We have one count of distinct query which is taking more time. Below is the query and index. Can anyone please let us know the best way to reduce the response time.

select count(distinct id) as totalCount from testA where data_type=‘XXXX’ and number= 0000 and status in [‘XXXX’, ‘XXXX’] and url is not null and type=‘XXXX’

Existing index:
CREATE INDEX idx1 ON testA(number,status,type,id) WHERE ((data_type = ‘XXXX’) and (url is not null))

Have you tried to ADVISE the select?

(Or run it through the online index advisor: ?)

It may suggest an index that’ll work better. Does the query plan show use of this existing index?

Yes tried the advise and it says existing index is sufficient

OK, when I plugged it in to the online advisor it suggested:

CREATE INDEX adv_number_type_data_type_id_url_status ON `testA`(`number`,`type`,`data_type`,`id`,`url`,`status`)

as a covering index. Could you try this one and see if it performs any better? – I’m not sure why your existing index wouldn’t be the best possible performing index so this is just confirmation really.

I assume you’ve checked your query plan and it is simply the index scan?

I have created the above covering index as well. But there is no much improvement. Query is still taking 2secs for its execution.
Yes in the query plan, i can see only index scan

DISTINCT aggregate takes time it needs avoid duplicates.

If using EE and status in [‘XXXX’, ‘XXXX’] is same across queries try this.

CREATE INDEX idx1 ON testA ( number , type , id ) WHERE (( data_type = ‘XXXX’) and ( url is not null) AND status IN [‘XXXX’, ‘XXXX’] );

Make sure it uses covering and index aggregation described Index Grouping and Aggregation Overview - The Couchbase Blog

We have tried this index as well.
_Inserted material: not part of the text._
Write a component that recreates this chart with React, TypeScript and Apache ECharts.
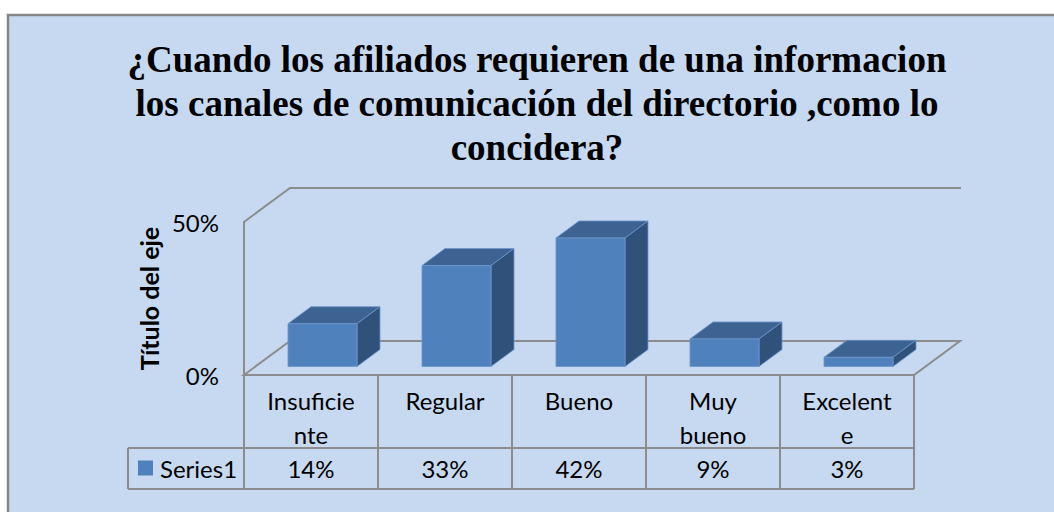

But no luck. Can we implement it using view or group by or any other way?

Can anyone provide map and reduce view function for above n1ql query

Hi All,
Can anyone look into this?

The query service doesn’t pre-compute results to return in a select (map/reduce or pre-computed views). The result set is computed each time you run a statement.
How many documents do you have indexed and how many distinct values are you expecting?
Presumably the time taken is all in the index scan according to the profile output? – Perhaps you could share the complete profile for your query?